Значительно осложнилось положение русского населения после 1934 г., во время авторитарного режима Карлиса Ульманиса. В воззвании от 16 мая 1934 г., подписанном Ульманисом и его соратником военным министром генералом Балодисом, говорилось, что они будут стремиться к тому, «чтобы в Латвии торжествовало латышское и исчезло чужое»[26]. Главные задачи режима были определены как «создание латышской Латвии» и «укрепление единства латышского народа»[27]. Концепция «латышской Латвии» была не новой, частично она осуществлялась с первых дней независимого Латвийского государства, после 1934 г. она стала основой основ государственной политики. Осуществление ее носило многоаспектный характер. Отметим лишь три первостепенно важных обстоятельства: 1) реквизирование православных храмов (архиепископ Иоанн Поммер: «Православную церковь у нас всячески утесняют не за ее догматы, не за каноны, а потому, что в умопредставлении наших русофобов она есть «русская церковь», «русская вера»»; «Некоторые из них [храмов. – Ф. Ф.], как напр. Рижский Алексеевский храм и Рижский Петропавловский храм, бывший наш кафедральный собор и усыпальница православных архиереев, переданы инославным, а некоторые обращены для чисто светского употребления: напр., в одном помещается музей, в одном гимнастический зал, в одном концертный зал и т. п.»[28]); 2) закрытие многих русских периодических изданий (впрочем, «Сегодня», одна из лучших газет русской диаспоры, закрыта не была); 3) отмена школьной автономии меньшинств (министр образования заявил, что необходимо освободиться от влияния чужих культур, которые «угрожают латышизму»[29]; в этой связи напомним, что еще в 1920-е годы прозвучало требование: «…русский язык не смеет звучать ни в одной латгальской школе. Введение русского языка в латгальских народных школах вредно для нашего народа и для укрепления нашего государства»[30]). И т. д., и т. п.
А теперь вернемся к стихотворению А. Формакова.
Двинск обозначен как город «без роду-племени, не нужный никому». По Формакову, судя по всему, мультинациональность Двинска, его определенный космополитизм, текучесть населения делают его городом, лишенным устоев, традиций, этнокультурной почвы, с другой же стороны, определяют его «никчемность» как для Запада, так и для Востока. Не только его «уездность», но «меныпинстская» мультинациональность.

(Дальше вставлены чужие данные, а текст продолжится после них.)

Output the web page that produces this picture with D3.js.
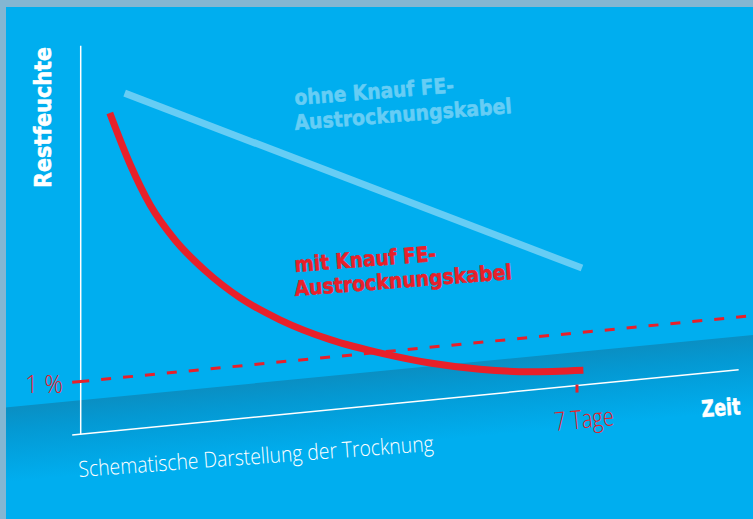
<!DOCTYPE html>
<html><head><meta charset="utf-8">
<script src="https://cdn.jsdelivr.net/npm/d3@7"></script>
<style>html,body{margin:0;padding:0;background:#00aeef;}svg{display:block;}</style>
</head><body>
<script>
// ---- data (schematic: days vs. residual moisture in %) ----
const withoutDays = [0.62, 7.07];
const withoutPct  = [6.39, 2.22];
const withDays = [0.41, 0.70, 0.98, 1.33, 1.75, 2.25, 2.81, 3.52, 4.28, 4.93, 5.63, 6.34, 7.09];
const withPct  = [6.04, 5.02, 4.22, 3.51, 2.88, 2.29, 1.80, 1.33, 0.96, 0.70, 0.49, 0.35, 0.28];
const limitPct = 1;
const tickDay = 7;
const axisDays = [-0.12, 9.28];
const axisPct = [0, 7.37];
const yLabel = "Restfeuchte";
const xLabel = "Zeit";
const limitLabel = "1 %";
const tickLabel = "7 Tage";
const caption = "Schematische Darstellung der Trocknung";
const withoutLabel = ["ohne Knauf FE-", "Austrocknungskabel"];
const withLabel = ["mit Knauf FE-", "Austrocknungskabel"];

const W = 753, H = 519;
const BLUE = "#00aeef", RED = "#e8202a", LIGHT = "#66cdf5";
const svg = d3.select("body").append("svg").attr("width", W).attr("height", H);

const x = d3.scaleLinear().domain([0, 7]).range([80.7, 577]);
const y = d3.scaleLinear().domain([0, 1]).range([434.2, 381.5]);
const skew = -0.098;
const P = (d, v) => [x(d), y(v) + skew * (x(d) - x(0))];

// background
svg.append("rect").attr("width", W).attr("height", H).attr("fill", BLUE);
const defs = svg.append("defs");
const g1 = defs.append("linearGradient").attr("id", "band").attr("x1", 0).attr("y1", 0).attr("x2", 0).attr("y2", 1);
g1.append("stop").attr("offset", 0).attr("stop-color", "#0a8fc3");
g1.append("stop").attr("offset", 0.3).attr("stop-color", "#0499d3");
g1.append("stop").attr("offset", 1).attr("stop-color", BLUE);
svg.append("g").attr("transform", `translate(0,408) skewY(${Math.atan(-0.097) * 180 / Math.PI})`)
  .append("rect").attr("x", 0).attr("y", 0).attr("width", W).attr("height", 75).attr("fill", "url(#band)");
// frame
svg.append("rect").attr("x", 0).attr("y", 0).attr("width", W).attr("height", 7).attr("fill", "#84b6d2");
svg.append("rect").attr("x", 0).attr("y", 0).attr("width", 6).attr("height", H).attr("fill", "#84b6d2");

// axes
const line = d3.line().x(d => d[0]).y(d => d[1]);
svg.append("path").attr("d", line([P(0, axisPct[0]), P(0, axisPct[1])]))
  .attr("stroke", "#fff").attr("stroke-width", 1.5).attr("fill", "none");
svg.append("path").attr("d", line([P(axisDays[0], 0), P(axisDays[1], 0)]))
  .attr("stroke", "#fff").attr("stroke-width", 1.5).attr("fill", "none");

// 1% limit
svg.append("path").attr("d", line([P(axisDays[0], limitPct), P(0.12, limitPct)]))
  .attr("stroke", RED).attr("stroke-width", 3).attr("fill", "none");
svg.append("path").attr("d", line([P(0.12, limitPct), P(9.5, limitPct)]))
  .attr("stroke", RED).attr("stroke-width", 3).attr("fill", "none")
  .attr("stroke-dasharray", "0 12 10 0").attr("stroke-dashoffset", 0);

// tick 7 days
const t0 = P(tickDay, 0);
svg.append("line").attr("x1", t0[0]).attr("x2", t0[0]).attr("y1", t0[1] - 1).attr("y2", t0[1] + 7)
  .attr("stroke", RED).attr("stroke-width", 3);

// lines
svg.append("path").attr("d", line(withoutDays.map((d, i) => P(d, withoutPct[i]))))
  .attr("stroke", LIGHT).attr("stroke-width", 7).attr("fill", "none");
svg.append("path").attr("d", d3.line().curve(d3.curveMonotoneX)(withDays.map((d, i) => P(d, withPct[i]))))
  .attr("stroke", RED).attr("stroke-width", 7).attr("fill", "none");

// texts
function txt(s, px, py, rot, size, weight, fill, len, family, sw) {
  const t = svg.append("text").attr("transform", `translate(${px},${py}) rotate(${rot})`)
    .attr("font-family", family).attr("font-size", size).attr("font-weight", weight)
    .attr("fill", fill).attr("textLength", len).attr("lengthAdjust", "spacingAndGlyphs").text(s);
  if (sw) t.attr("stroke", fill).attr("stroke-width", sw).attr("stroke-linejoin", "round");
}
const BOLD = "'DejaVu Sans', sans-serif", THIN = "'Open Sans', 'Liberation Sans Narrow', sans-serif";
txt(yLabel, 51, 188, -90, 23, 700, "#fff", 141, BOLD, 0.6);
txt(withoutLabel[0], 295, 105, -4.5, 21, 700, LIGHT, 160, BOLD, 0.6);
txt(withoutLabel[1], 295, 130, -4.5, 21, 700, LIGHT, 218, BOLD, 0.6);
txt(withLabel[0], 295, 272, -4.5, 21, 700, RED, 142, BOLD, 0.6);
txt(withLabel[1], 295, 296, -4.5, 21, 700, RED, 218, BOLD, 0.6);
txt(limitLabel, 25, 393, 0, 26, 300, RED, 38, THIN);
txt(tickLabel, 555, 431, -5.5, 26, 300, RED, 60, THIN);
txt(xLabel, 702, 417, -4, 23, 700, "#fff", 39, BOLD, 0.6);
txt(caption, 79, 477, -4.2, 22, 300, "#fff", 356, THIN);
</script>
</body></html>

И городской ландшафт («На улицах трава смеялась звонко…»), и городское население («А ты – дремал, зарывшись в глубь и тьму») представляют мир патриархально-провинциальной «уездности», благодаря которой он и вычеркнут как из большой культуры, так и из большой истории («Лишенный почестей истории и славы,// Музеев, статуй, парков и дворцов…»). Это город, которому наступает «конец кровавый» и который умирает «вне позы и отваги», умирает настолько тихо, что смерть его не будет замечена миром, не будет оплакана, не «овеет болью» «лица мудрецов». И страданье города «только раз» привлечет его жителя, впрочем, написавшего об этом стихи.
«Элегичность» «Двинской элегии» определяет заключительная V строфа.
Итак, высшая воля. «Молчаливый» путь к гибели продиктован высшей волей, судьбой, скорее, божественным предопределением. Причудливая история Двинска неизбежно порождала именно это мифологическое представление. Отсюда и важная для стихотворения оппозиция «верх—низ» («приземистый уездный городок», зарывшийся «в глубь и тьму», над которым неведомые, сверхреальные «бойцы скрестили шпаги»).
Трагедия города не затронула большой мир, трагедия города – трагедия лишь для него самого; погибая, город осознает свою смерть: «слезы горькие по скорбному лицу», но это осознание не столько трагедийное, сколько мелодраматическое.
И, наконец, самое главное, поведенческо-этическое заявлено в последнем стихе, даже в последних словах: слезы катятся «безропотней и тише». Суть Двинска – безропотность, смирение, покорность судьбе.
Об этом же свидетельствуют и другие авторы.
Пильский: «В серых сумерках города слышится лепет смирения.
Оскорбленный, побитый, оставленный, он покорно склонил свою голову, как сирота»[31].
Между тем, катастрофизм исторической жизни региона не уменьшался, наоборот, усиливался. В июне 1940 г. в результате печально знаменитого Пакта о ненападении Латвия была оккупирована Советским Союзом. Произошла очередная смена государственности. Вслед за кратковременной советской оккупацией в июне 1941 г. началась немецкая оккупация, длившаяся три с лишним года. Восстановленная в 1944 г. советская власть сохранялась, как известно, до августа 1991 года. Как советская оккупация, так и две депортации населения, по преимуществу латышского, осуществленные в июне 1941 г. и в марте 1949 г., чрезвычайно осложнили жизнь латвийских русских, которые стали восприниматься как орудие советской экспансии; в Латвии до сих пор слово «русский» употребляется в значении «советский»: «русская армия» («krievu armija»), «русское время» («krievu laiks») и т. д.